Not the parent poster, but you should add what's actually being built: a lot of gas plants. They're cleaner than coal, but lets be honest, still not particularly good for the environment.
To be fair, that statement was in the grandparent and not the post I replied to. However, I'd argue
> Large steam thermal baseload plants are increasingly uncompetitive, coal or nuclear.
is generally wrong, since gas power plants are "large steam thermal baseload plants" and they're very much competitive. Large baseload plants are just as necessary now as they used to be since we'll still need power when the wind doesn't blow. The problem is nuclear needs to run at max power all the time to be profitable.
There's ways that you can not run at max power with nuclear reactors. Especially if you include advances from modern reactors (i.e. reactors that weren't designed 50 years ago).

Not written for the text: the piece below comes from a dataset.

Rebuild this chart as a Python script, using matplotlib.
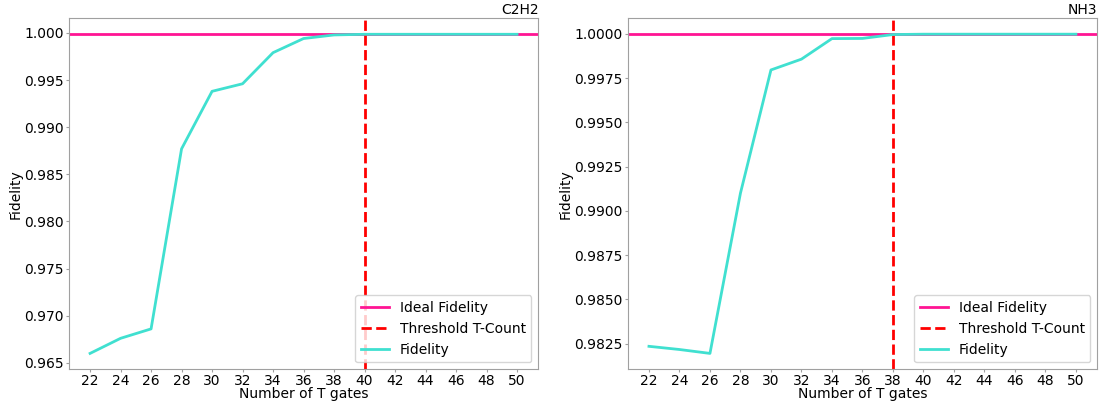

You can also use that energy to charge batteries or pump water uphill the same way you would with excess solar and wind power. Doing so means you need a lower baseload.
Also, another idea, why not use that excess energy to sequester carbon? We do need to be carbon negative.
Technically, there are ways to run nuclear reactors at below full power. But economically, it's ruinous to do so. Almost all the costs of a nuclear plant are fixed. The already poor levelized cost of the plant's output becomes even worse.
You could charge batteries with nuclear output, but why do so, when other sources are cheaper? And the battery charging can be moved around in time, so the intermittency of those sources is less of a problem.
Similarly, why use expensive energy to sequester carbon when cheap energy could be used instead?
No, you are mistaken. CC plants have a steam bottoming cycle, but 2/3rds of the power comes from the combustion turbine front end. This gives them a very large advantage over systems where all the power has to go through the steam. And simple cycle plants require no heat exchangers, steam cycle, or cooling water at all.